Meanwhile Velodyne is taking the position that the problem in last week’s fatal crash is Uber’s, but more on that in a moment.
At a recent imaging sensors conference Oren Rosenzweig, co-founder of Israeli lidar system maker Innoviz Technologies, said that the cost of today’s lidar sensors are prohibitive, and the performance is not good enough. Sounds like an honest man.
Rosenzweig believes that a lidar sensor needs to be able to detect objects 200 meters away, while also sensing small obstacles in the road at an angular resolution of around 0.1 x 0.1 degrees. Perhaps more importantly the cost has to be in the hundreds of dollars, not in the thousands.
Innoviz’s technology is a solid-state lidar sensor combining a MEMS scanner based on a micro-mirror designed by the company. The Innoviz One has a 250-metre detection range, an angular resolution of 0.1 x 0.1 degrees, a frame rate of 25fps, and a depth accuracy of 3cm. “The device is based on 905nm laser light; 1,550nm would cost too much for the lasers and detectors,” Rosenzweig said.

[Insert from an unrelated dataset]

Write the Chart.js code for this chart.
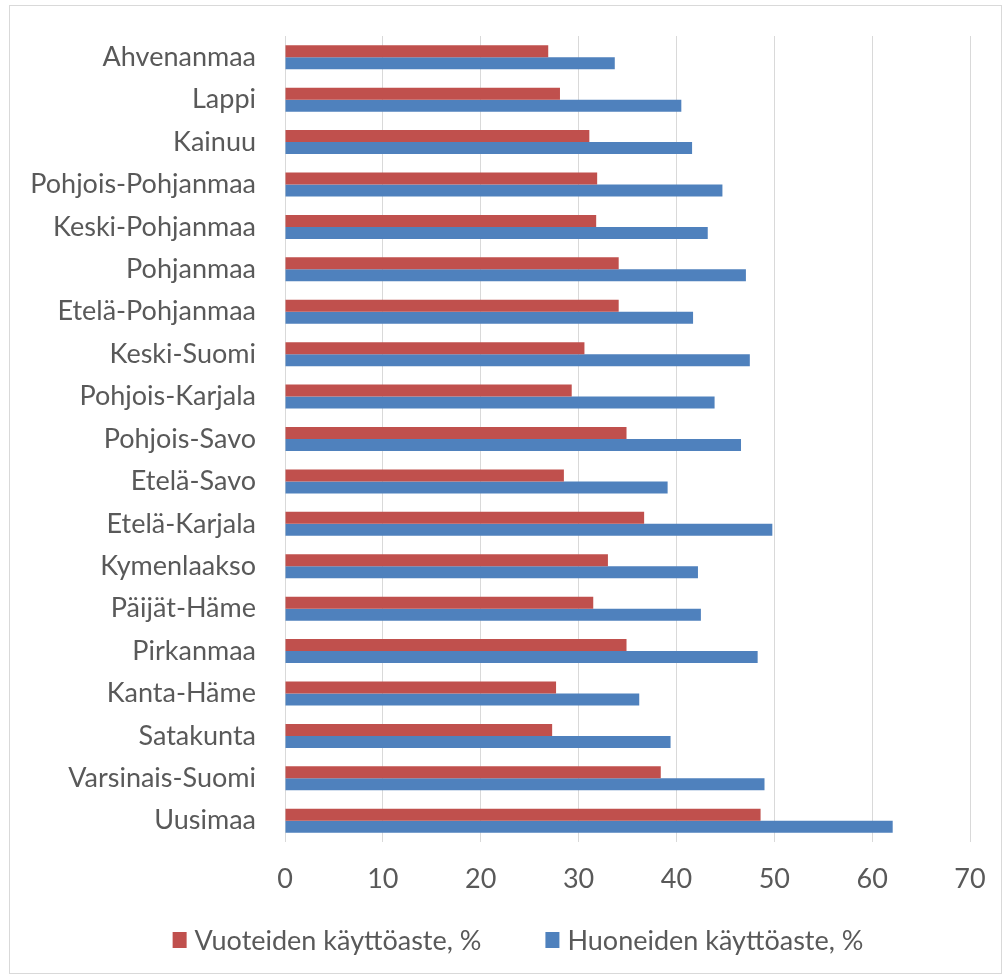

Now to Velodyne. “Our LiDAR sensor is capable of clearly imaging Elaine and her bicycle in this situation. However, our LiDAR doesn’t make the decision to put on the brakes or get out of her way,” said Marta Hall, who is the wife of David Hall, Velodyne’s CEO, founder and inventor of its spinning, multi-laser beam LiDAR units. “We don’t know what sensors were on the Uber car that evening, if they were working, or how they were being used.”
Even with a low cost, highly accurate lidar sensor, there will still be many issues to deal with. In the end the consumer will decide.